_THE TASK_
Transcribe the material verbatim in full; the pictures do not belong in the copy.
= = = = =
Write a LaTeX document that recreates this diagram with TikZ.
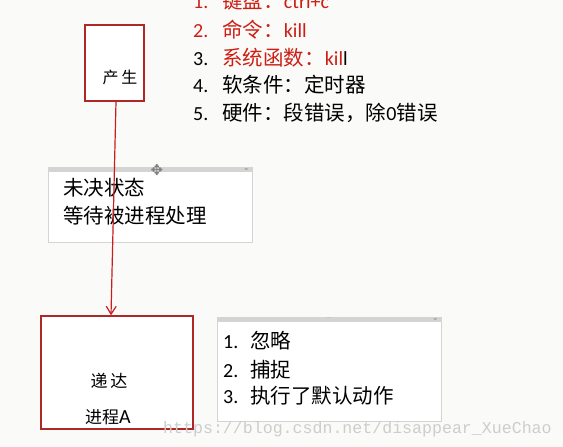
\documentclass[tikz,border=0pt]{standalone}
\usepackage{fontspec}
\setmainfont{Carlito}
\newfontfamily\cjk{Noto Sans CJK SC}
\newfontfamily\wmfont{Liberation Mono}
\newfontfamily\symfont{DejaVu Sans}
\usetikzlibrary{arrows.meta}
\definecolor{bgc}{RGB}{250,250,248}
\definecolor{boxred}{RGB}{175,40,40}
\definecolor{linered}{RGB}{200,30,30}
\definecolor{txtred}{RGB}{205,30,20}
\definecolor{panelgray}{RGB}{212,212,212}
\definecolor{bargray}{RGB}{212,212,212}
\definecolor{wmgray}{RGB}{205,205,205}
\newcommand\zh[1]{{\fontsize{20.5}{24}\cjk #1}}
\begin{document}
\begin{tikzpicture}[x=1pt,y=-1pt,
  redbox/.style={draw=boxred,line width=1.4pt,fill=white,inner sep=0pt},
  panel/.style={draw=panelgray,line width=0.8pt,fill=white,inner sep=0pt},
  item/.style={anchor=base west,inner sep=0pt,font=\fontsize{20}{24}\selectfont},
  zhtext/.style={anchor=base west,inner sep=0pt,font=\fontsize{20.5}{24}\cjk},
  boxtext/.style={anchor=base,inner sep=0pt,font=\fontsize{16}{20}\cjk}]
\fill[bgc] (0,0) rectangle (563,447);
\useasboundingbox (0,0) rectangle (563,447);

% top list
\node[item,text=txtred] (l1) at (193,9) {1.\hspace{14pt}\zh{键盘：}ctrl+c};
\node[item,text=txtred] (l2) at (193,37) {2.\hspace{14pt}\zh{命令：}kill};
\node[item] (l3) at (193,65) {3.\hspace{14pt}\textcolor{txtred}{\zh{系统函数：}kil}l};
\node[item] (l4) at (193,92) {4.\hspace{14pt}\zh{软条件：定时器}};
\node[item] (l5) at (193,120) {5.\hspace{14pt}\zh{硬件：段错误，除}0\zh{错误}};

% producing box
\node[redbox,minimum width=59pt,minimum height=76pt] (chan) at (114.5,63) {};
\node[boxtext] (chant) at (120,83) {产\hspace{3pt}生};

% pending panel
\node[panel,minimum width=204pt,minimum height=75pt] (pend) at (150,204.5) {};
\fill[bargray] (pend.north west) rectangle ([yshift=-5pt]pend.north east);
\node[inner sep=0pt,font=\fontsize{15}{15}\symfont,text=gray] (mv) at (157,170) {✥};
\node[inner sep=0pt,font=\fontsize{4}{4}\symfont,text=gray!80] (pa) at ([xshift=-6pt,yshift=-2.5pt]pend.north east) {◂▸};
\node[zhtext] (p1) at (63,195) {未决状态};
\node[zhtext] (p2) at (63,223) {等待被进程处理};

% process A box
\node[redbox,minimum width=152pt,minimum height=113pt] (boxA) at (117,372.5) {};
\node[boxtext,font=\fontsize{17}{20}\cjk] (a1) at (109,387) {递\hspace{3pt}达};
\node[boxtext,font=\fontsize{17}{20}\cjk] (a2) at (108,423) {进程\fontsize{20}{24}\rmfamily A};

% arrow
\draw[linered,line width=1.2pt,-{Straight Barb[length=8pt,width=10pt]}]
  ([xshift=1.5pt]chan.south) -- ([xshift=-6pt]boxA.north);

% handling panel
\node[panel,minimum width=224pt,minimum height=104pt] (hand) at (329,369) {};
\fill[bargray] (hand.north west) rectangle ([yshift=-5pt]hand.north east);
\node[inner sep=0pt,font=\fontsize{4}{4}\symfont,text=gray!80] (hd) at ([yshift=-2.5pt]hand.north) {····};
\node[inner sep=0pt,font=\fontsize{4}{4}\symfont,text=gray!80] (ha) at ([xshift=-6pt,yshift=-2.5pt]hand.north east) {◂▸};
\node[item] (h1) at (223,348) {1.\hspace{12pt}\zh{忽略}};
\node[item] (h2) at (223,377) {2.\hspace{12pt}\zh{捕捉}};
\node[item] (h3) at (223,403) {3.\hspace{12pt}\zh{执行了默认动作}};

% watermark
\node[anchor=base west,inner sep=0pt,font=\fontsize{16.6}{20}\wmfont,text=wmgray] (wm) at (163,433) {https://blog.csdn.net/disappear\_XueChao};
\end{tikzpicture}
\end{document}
= = = = =
_PROBLEM SOLUTION_
Write a LaTeX document that recreates this diagram with TikZ.
\documentclass[tikz,border=0pt]{standalone}
\usepackage{fontspec}
\setmainfont{Carlito}
\newfontfamily\cjk{Noto Sans CJK SC}
\newfontfamily\wmfont{Liberation Mono}
\newfontfamily\symfont{DejaVu Sans}
\usetikzlibrary{arrows.meta}
\definecolor{bgc}{RGB}{250,250,248}
\definecolor{boxred}{RGB}{175,40,40}
\definecolor{linered}{RGB}{200,30,30}
\definecolor{txtred}{RGB}{205,30,20}
\definecolor{panelgray}{RGB}{212,212,212}
\definecolor{bargray}{RGB}{212,212,212}
\definecolor{wmgray}{RGB}{205,205,205}
\newcommand\zh[1]{{\fontsize{20.5}{24}\cjk #1}}
\begin{document}
\begin{tikzpicture}[x=1pt,y=-1pt,
  redbox/.style={draw=boxred,line width=1.4pt,fill=white,inner sep=0pt},
  panel/.style={draw=panelgray,line width=0.8pt,fill=white,inner sep=0pt},
  item/.style={anchor=base west,inner sep=0pt,font=\fontsize{20}{24}\selectfont},
  zhtext/.style={anchor=base west,inner sep=0pt,font=\fontsize{20.5}{24}\cjk},
  boxtext/.style={anchor=base,inner sep=0pt,font=\fontsize{16}{20}\cjk}]
\fill[bgc] (0,0) rectangle (563,447);
\useasboundingbox (0,0) rectangle (563,447);

% top list
\node[item,text=txtred] (l1) at (193,9) {1.\hspace{14pt}\zh{键盘：}ctrl+c};
\node[item,text=txtred] (l2) at (193,37) {2.\hspace{14pt}\zh{命令：}kill};
\node[item] (l3) at (193,65) {3.\hspace{14pt}\textcolor{txtred}{\zh{系统函数：}kil}l};
\node[item] (l4) at (193,92) {4.\hspace{14pt}\zh{软条件：定时器}};
\node[item] (l5) at (193,120) {5.\hspace{14pt}\zh{硬件：段错误，除}0\zh{错误}};

% producing box
\node[redbox,minimum width=59pt,minimum height=76pt] (chan) at (114.5,63) {};
\node[boxtext] (chant) at (120,83) {产\hspace{3pt}生};

% pending panel
\node[panel,minimum width=204pt,minimum height=75pt] (pend) at (150,204.5) {};
\fill[bargray] (pend.north west) rectangle ([yshift=-5pt]pend.north east);
\node[inner sep=0pt,font=\fontsize{15}{15}\symfont,text=gray] (mv) at (157,170) {✥};
\node[inner sep=0pt,font=\fontsize{4}{4}\symfont,text=gray!80] (pa) at ([xshift=-6pt,yshift=-2.5pt]pend.north east) {◂▸};
\node[zhtext] (p1) at (63,195) {未决状态};
\node[zhtext] (p2) at (63,223) {等待被进程处理};

% process A box
\node[redbox,minimum width=152pt,minimum height=113pt] (boxA) at (117,372.5) {};
\node[boxtext,font=\fontsize{17}{20}\cjk] (a1) at (109,387) {递\hspace{3pt}达};
\node[boxtext,font=\fontsize{17}{20}\cjk] (a2) at (108,423) {进程\fontsize{20}{24}\rmfamily A};

% arrow
\draw[linered,line width=1.2pt,-{Straight Barb[length=8pt,width=10pt]}]
  ([xshift=1.5pt]chan.south) -- ([xshift=-6pt]boxA.north);

% handling panel
\node[panel,minimum width=224pt,minimum height=104pt] (hand) at (329,369) {};
\fill[bargray] (hand.north west) rectangle ([yshift=-5pt]hand.north east);
\node[inner sep=0pt,font=\fontsize{4}{4}\symfont,text=gray!80] (hd) at ([yshift=-2.5pt]hand.north) {····};
\node[inner sep=0pt,font=\fontsize{4}{4}\symfont,text=gray!80] (ha) at ([xshift=-6pt,yshift=-2.5pt]hand.north east) {◂▸};
\node[item] (h1) at (223,348) {1.\hspace{12pt}\zh{忽略}};
\node[item] (h2) at (223,377) {2.\hspace{12pt}\zh{捕捉}};
\node[item] (h3) at (223,403) {3.\hspace{12pt}\zh{执行了默认动作}};

% watermark
\node[anchor=base west,inner sep=0pt,font=\fontsize{16.6}{20}\wmfont,text=wmgray] (wm) at (163,433) {https://blog.csdn.net/disappear\_XueChao};
\end{tikzpicture}
\end{document}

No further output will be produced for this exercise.